-- Begin PROVIDED DATA --
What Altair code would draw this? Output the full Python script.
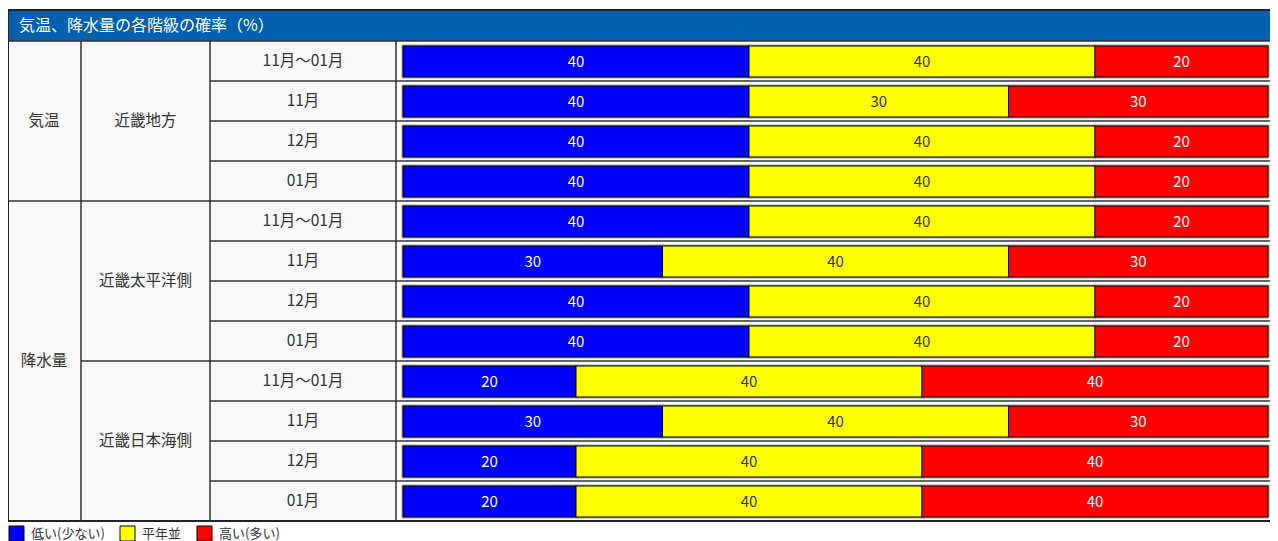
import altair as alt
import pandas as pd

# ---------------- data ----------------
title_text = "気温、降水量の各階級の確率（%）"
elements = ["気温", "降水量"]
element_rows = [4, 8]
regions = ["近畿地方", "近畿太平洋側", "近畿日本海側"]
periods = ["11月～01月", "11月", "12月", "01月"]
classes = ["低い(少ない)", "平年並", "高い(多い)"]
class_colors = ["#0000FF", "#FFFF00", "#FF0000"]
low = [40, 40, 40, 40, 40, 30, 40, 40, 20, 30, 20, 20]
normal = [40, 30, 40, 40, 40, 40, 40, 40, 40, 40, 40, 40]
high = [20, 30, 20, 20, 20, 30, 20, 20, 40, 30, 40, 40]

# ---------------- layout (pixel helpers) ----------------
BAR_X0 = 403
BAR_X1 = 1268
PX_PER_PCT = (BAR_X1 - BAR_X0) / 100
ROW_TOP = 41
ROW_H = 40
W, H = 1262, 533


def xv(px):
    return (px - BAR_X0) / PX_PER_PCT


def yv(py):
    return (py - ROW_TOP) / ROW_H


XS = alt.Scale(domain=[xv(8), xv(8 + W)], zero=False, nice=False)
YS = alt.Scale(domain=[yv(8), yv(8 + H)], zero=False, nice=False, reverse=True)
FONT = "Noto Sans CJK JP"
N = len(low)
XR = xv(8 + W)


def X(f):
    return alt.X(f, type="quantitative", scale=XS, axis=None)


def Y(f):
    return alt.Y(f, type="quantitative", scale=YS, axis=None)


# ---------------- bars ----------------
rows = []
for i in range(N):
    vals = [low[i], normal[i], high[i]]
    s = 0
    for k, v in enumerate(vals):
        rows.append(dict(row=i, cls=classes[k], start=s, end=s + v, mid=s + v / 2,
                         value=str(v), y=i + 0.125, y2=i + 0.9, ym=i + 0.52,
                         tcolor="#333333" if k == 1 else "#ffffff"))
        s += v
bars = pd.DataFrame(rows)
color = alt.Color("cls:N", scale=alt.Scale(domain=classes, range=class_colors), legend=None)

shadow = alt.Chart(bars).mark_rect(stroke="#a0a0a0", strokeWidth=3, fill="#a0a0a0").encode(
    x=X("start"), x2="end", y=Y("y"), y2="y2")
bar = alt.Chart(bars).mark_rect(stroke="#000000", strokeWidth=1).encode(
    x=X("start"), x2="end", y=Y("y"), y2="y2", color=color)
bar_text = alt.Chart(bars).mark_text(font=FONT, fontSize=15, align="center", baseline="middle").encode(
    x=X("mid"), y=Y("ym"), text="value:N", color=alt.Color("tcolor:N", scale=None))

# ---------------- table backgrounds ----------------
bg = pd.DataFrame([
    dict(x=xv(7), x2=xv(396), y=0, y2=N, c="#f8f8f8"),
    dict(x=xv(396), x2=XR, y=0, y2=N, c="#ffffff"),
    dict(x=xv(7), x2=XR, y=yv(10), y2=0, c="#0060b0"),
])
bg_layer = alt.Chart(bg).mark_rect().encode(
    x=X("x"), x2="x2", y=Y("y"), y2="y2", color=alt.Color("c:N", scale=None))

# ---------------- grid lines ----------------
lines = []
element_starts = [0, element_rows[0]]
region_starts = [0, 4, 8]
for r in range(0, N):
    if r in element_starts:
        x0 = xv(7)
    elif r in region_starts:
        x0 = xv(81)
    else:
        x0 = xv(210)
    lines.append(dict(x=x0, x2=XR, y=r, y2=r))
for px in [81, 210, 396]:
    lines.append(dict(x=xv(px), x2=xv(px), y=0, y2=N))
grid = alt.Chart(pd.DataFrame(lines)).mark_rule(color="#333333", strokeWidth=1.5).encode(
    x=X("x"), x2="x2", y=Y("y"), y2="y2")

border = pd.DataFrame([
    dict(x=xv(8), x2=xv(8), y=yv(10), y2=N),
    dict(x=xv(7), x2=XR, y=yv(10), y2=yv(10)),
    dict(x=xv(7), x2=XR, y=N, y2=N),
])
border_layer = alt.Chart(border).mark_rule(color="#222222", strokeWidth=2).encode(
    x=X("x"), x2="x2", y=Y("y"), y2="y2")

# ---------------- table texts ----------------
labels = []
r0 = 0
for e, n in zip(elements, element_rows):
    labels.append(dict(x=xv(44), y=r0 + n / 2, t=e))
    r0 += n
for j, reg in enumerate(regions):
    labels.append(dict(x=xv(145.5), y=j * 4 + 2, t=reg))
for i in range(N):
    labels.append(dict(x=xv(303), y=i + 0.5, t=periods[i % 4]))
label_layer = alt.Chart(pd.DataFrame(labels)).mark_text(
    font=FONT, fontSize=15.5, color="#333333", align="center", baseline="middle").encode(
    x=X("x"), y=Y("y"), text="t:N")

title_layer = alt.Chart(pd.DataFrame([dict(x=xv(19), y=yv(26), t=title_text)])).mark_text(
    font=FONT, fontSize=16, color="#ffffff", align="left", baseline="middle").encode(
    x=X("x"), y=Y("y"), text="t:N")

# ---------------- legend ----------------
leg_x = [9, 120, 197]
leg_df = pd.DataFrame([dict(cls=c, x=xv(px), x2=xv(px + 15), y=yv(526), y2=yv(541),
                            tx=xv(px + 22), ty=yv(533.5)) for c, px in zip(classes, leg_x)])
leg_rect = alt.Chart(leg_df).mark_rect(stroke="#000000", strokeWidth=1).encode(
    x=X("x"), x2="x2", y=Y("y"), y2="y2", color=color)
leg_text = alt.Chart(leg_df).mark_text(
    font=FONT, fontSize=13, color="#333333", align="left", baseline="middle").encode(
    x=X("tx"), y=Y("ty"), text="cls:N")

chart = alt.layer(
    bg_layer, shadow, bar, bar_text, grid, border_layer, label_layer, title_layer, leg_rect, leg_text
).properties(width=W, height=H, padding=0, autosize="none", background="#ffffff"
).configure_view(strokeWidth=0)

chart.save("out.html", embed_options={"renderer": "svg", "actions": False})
-- End PROVIDED DATA --
Only the lines from the start of the material through the line containing "30, 40, 40]" should be transcribed. Pictures stay out.

What Altair code would draw this? Output the full Python script.
import altair as alt
import pandas as pd

# ---------------- data ----------------
title_text = "気温、降水量の各階級の確率（%）"
elements = ["気温", "降水量"]
element_rows = [4, 8]
regions = ["近畿地方", "近畿太平洋側", "近畿日本海側"]
periods = ["11月～01月", "11月", "12月", "01月"]
classes = ["低い(少ない)", "平年並", "高い(多い)"]
class_colors = ["#0000FF", "#FFFF00", "#FF0000"]
low = [40, 40, 40, 40, 40, 30, 40, 40, 20, 30, 20, 20]
normal = [40, 30, 40, 40, 40, 40, 40, 40, 40, 40, 40, 40]
high = [20, 30, 20, 20, 20, 30, 20, 20, 40, 30, 40, 40]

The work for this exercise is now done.